The last command should print 0 0. After edits, run the local validation gate:

python -m pytest .\scripts\python\tests\test_codex_cost_router.py .\scripts\python\tests\test_codex_key_session_web.py
python -m ruff check .\scripts\python\codex_cost_router.py .\scripts\python\codex_key_session_web.py .\scripts\python\tests\test_codex_cost_router.py .\scripts\python\tests\test_codex_key_session_web.py
.\scripts\python\Manage-CodexCostRouting.ps1 -Action Status
python .\scripts\python\codex_cost_router.py run --dry-run --codex-provider standard "Verification Codex standard"

For local Qwen, verify Ollama and measure throughput:

.\scripts\python\Start-CodexQwenOllama.ps1
.\scripts\python\Measure-QwenLocalSpeed.ps1
python .\scripts\python\codex_cost_router.py run --provider qwen --max-output-tokens 20 "Reponds exactement: OK qwen local"
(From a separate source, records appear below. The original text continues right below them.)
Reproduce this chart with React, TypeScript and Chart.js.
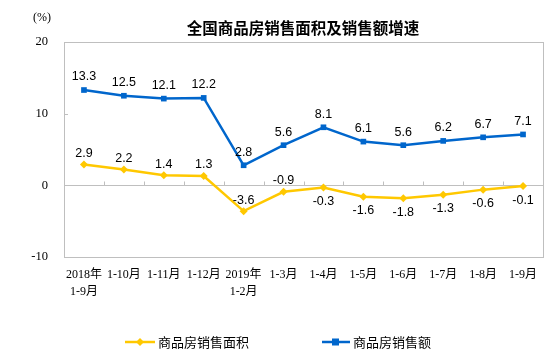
import React, { useEffect, useRef } from "react";
import { Chart, registerables } from "chart.js";

Chart.register(...registerables);

const categories: (string | string[])[] = [
  ["2018年", "1-9月"], "1-10月", "1-11月", "1-12月", ["2019年", "1-2月"],
  "1-3月", "1-4月", "1-5月", "1-6月", "1-7月", "1-8月", "1-9月",
];
const areaGrowth = [2.9, 2.2, 1.4, 1.3, -3.6, -0.9, -0.3, -1.6, -1.8, -1.3, -0.6, -0.1];
const salesGrowth = [13.3, 12.5, 12.1, 12.2, 2.8, 5.6, 8.1, 6.1, 5.6, 6.2, 6.7, 7.1];
const seriesNames = ["商品房销售面积", "商品房销售额"];
const yTicks = [-10, 0, 10, 20];
const titleText = "全国商品房销售面积及销售额增速";
const unitText = "(%)";

const YELLOW = "#FFC800";
const BLUE = "#0066CC";
const GRID = "#BFBFBF";
const CJK = "'Noto Sans CJK SC', sans-serif";

export default function App() {
  const ref = useRef<HTMLCanvasElement>(null);
  useEffect(() => {
    document.body.style.margin = "0";
    const canvas = ref.current!;
    const decor = {
      id: "decor",
      beforeDatasetsDraw(chart: any) {
        const { ctx, chartArea: a, scales } = chart;
        const y = scales.y;
        const x = scales.x;
        ctx.save();
        ctx.strokeStyle = GRID;
        ctx.lineWidth = 1;
        ctx.strokeRect(Math.round(a.left) + 0.5, Math.round(a.top) + 0.5, Math.round(a.right - a.left), Math.round(a.bottom - a.top));
        const y0 = Math.round(y.getPixelForValue(0)) + 0.5;
        ctx.beginPath();
        ctx.moveTo(a.left, y0);
        ctx.lineTo(a.right, y0);
        yTicks.forEach((t) => {
          const py = Math.round(y.getPixelForValue(t)) + 0.5;
          ctx.moveTo(a.left, py);
          ctx.lineTo(a.left + 4, py);
        });
        const n = categories.length;
        const w = (a.right - a.left) / n;
        for (let k = 1; k < n; k++) {
          const px = Math.round(a.left + w * k) + 0.5;
          ctx.moveTo(px, y0);
          ctx.lineTo(px, y0 - 4);
        }
        ctx.stroke();
        ctx.restore();
      },
      afterDatasetsDraw(chart: any) {
        const { ctx } = chart;
        ctx.save();
        ctx.font = "12.5px 'Liberation Sans', Arial, sans-serif";
        ctx.fillStyle = "#000";
        ctx.textAlign = "center";
        ctx.textBaseline = "middle";
        chart.data.datasets.forEach((ds: any, i: number) => {
          const meta = chart.getDatasetMeta(i);
          meta.data.forEach((pt: any, j: number) => {
            const v = ds.data[j] as number;
            let ly;
            if (i === 1) ly = pt.y - 13;
            else if (j <= 5) ly = pt.y - 11;
            else ly = pt.y + 14;
            ctx.fillText(v.toFixed(1), pt.x, ly);
          });
        });
        // title
        ctx.font = `bold 15.5px ${CJK}`;
        ctx.fillText(titleText, 303, 28);
        ctx.font = "12px 'Liberation Serif', serif";
        ctx.fillText(unitText, 42, 18);
        // legend
        const ly = 342;
        ctx.lineWidth = 2.5;
        ctx.strokeStyle = YELLOW;
        ctx.beginPath();
        ctx.moveTo(125, ly);
        ctx.lineTo(155, ly);
        ctx.stroke();
        ctx.fillStyle = YELLOW;
        ctx.beginPath();
        ctx.moveTo(140, ly - 4);
        ctx.lineTo(144, ly);
        ctx.lineTo(140, ly + 4);
        ctx.lineTo(136, ly);
        ctx.closePath();
        ctx.fill();
        ctx.strokeStyle = BLUE;
        ctx.beginPath();
        ctx.moveTo(322, ly);
        ctx.lineTo(350, ly);
        ctx.stroke();
        ctx.fillStyle = BLUE;
        ctx.fillRect(332, ly - 3.5, 7, 7);
        ctx.fillStyle = "#000";
        ctx.textAlign = "left";
        ctx.font = `13px ${CJK}`;
        ctx.fillText(seriesNames[0], 158, ly);
        ctx.fillText(seriesNames[1], 353, ly);
        ctx.restore();
      },
    };
    const chart = new Chart(canvas, {
      type: "line",
      data: {
        labels: categories,
        datasets: [
          {
            label: seriesNames[0],
            data: areaGrowth,
            borderColor: YELLOW,
            backgroundColor: YELLOW,
            borderWidth: 2.5,
            pointStyle: "rectRot",
            pointRadius: 4,
            pointBorderWidth: 0,
            tension: 0,
          },
          {
            label: seriesNames[1],
            data: salesGrowth,
            borderColor: BLUE,
            backgroundColor: BLUE,
            borderWidth: 2.5,
            pointStyle: "rect",
            pointRadius: 4,
            pointBorderWidth: 0,
            tension: 0,
          },
        ],
      },
      options: {
        responsive: false,
        animation: false,
        devicePixelRatio: 1,
        layout: { padding: { top: 42, right: 15, left: 0, bottom: 0 } },
        plugins: { legend: { display: false }, title: { display: false }, tooltip: { enabled: false } },
        scales: {
          x: {
            type: "category",
            offset: true,
            grid: { display: false, drawTicks: false },
            border: { display: false },
            ticks: {
              color: "#000",
              font: { family: "'Liberation Serif', 'Noto Sans CJK SC', serif", size: 12, lineHeight: 1.45 },
              padding: 9,
              maxRotation: 0,
              autoSkip: false,
            },
            afterFit(scale: any) {
              scale.height = 105;
            },
          },
          y: {
            min: -10,
            max: 20,
            grid: { display: false, drawTicks: false },
            border: { display: false },
            ticks: {
              stepSize: 10,
              color: "#000",
              font: { family: "'Liberation Serif', serif", size: 12.5 },
              padding: 16,
            },
            afterFit(scale: any) {
              scale.width = 64;
            },
          },
        },
      },
      plugins: [decor],
    } as any);
    return () => chart.destroy();
  }, []);
  return (
    <div style={{ width: 558, height: 362 }}>
      <canvas ref={ref} width={558} height={362} />
    </div>
  );
}
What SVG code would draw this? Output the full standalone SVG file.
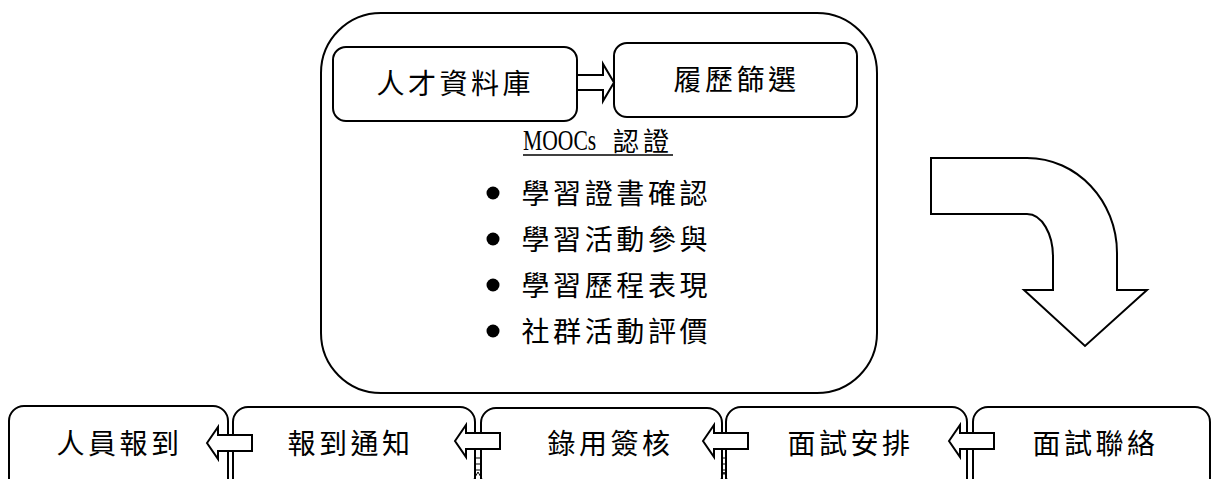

For the optional proxy path, start LiteLLM only for Gemini/API dispatch or a single proxy gateway to local Qwen, then stop it when the session is done:

.\scripts\python\Manage-CodexCostRouting.ps1 -Action Start -CodexProvider LiteLLM
.\scripts\python\Test-CodexLiteLLMDispatch.ps1 -Model codex-qwen-local -Call
.\scripts\python\Manage-CodexCostRouting.ps1 -Action Stop

The normal final state for daily Codex work is LiteLLM OSS : arrete and Codex profile : standard.

Optimized One-Shot Requests

Use the Python wrapper when prompt cleanup and dynamic model routing are needed:

python .\scripts\python\codex_cost_router.py run --dry-run "Document this API"
python .\scripts\python\codex_cost_router.py run "Refactor this Python API and add tests"

Optional budgets and forced routing:

python .\scripts\python\codex_cost_router.py run `
  --force-model codex-deep `
  --provider openai `
  --max-input-tokens 8000 `
  --max-output-tokens 3000 `
  "Review this production migration for security issues"

History

python .\scripts\python\codex_cost_router.py history --limit 20
python .\scripts\python\codex_cost_router.py stats

Routing metadata is written to:

%USERPROFILE%\.codex\logs\cost_router.jsonl

Prompts and API keys are not logged.

Files

  • Manage-CodexCostRouting.ps1: automatic run, persistent start, status, and stop workflow.
  • codex-cost-routing.cmd: simple Windows launcher.
  • codex_cost_router.py: prompt optimization and one-shot routing.
  • Invoke-QwenLocal.ps1: direct Ollama local Qwen call for fast small tasks.
  • Measure-QwenLocalSpeed.ps1: repeatable local token/s benchmark.
  • codex_key_session_web.py: local-only web form for session keys.
  • Start-CodexKeySessionWeb.ps1: PowerShell launcher for the local key page.
  • Test-CodexLiteLLMDispatch.ps1: local proxy alias and optional call test.
  • start-litellm-proxy.ps1: local LiteLLM starter with native strategy selection and optional risk-router startup.
  • risk_adjusted_router.py: optional TTFT/tokens-per-second/in-flight-aware risk-adjusted front router.
  • measure-risk-adjusted-dispatch.ps1: non-streaming risk-router benchmark.
  • measure-risk-adjusted-streaming.ps1: streaming TTFT and throughput probe.
  • codex-routing-policy.yaml: editable routing policy and fallback order.
  • litellm-cost-routing.yaml: local LiteLLM OSS OpenAI/Gemini model groups, context-window fallbacks, cooldowns, and compatibility aliases.

Notes

  • LiteLLM runs locally and self-hosted.
  • The configuration does not enable LiteLLM Cloud or Enterprise features.
  • Actual provider billing remains authoritative.
  • The router remains optional: stopping it restores the previous Codex config.toml byte-for-byte.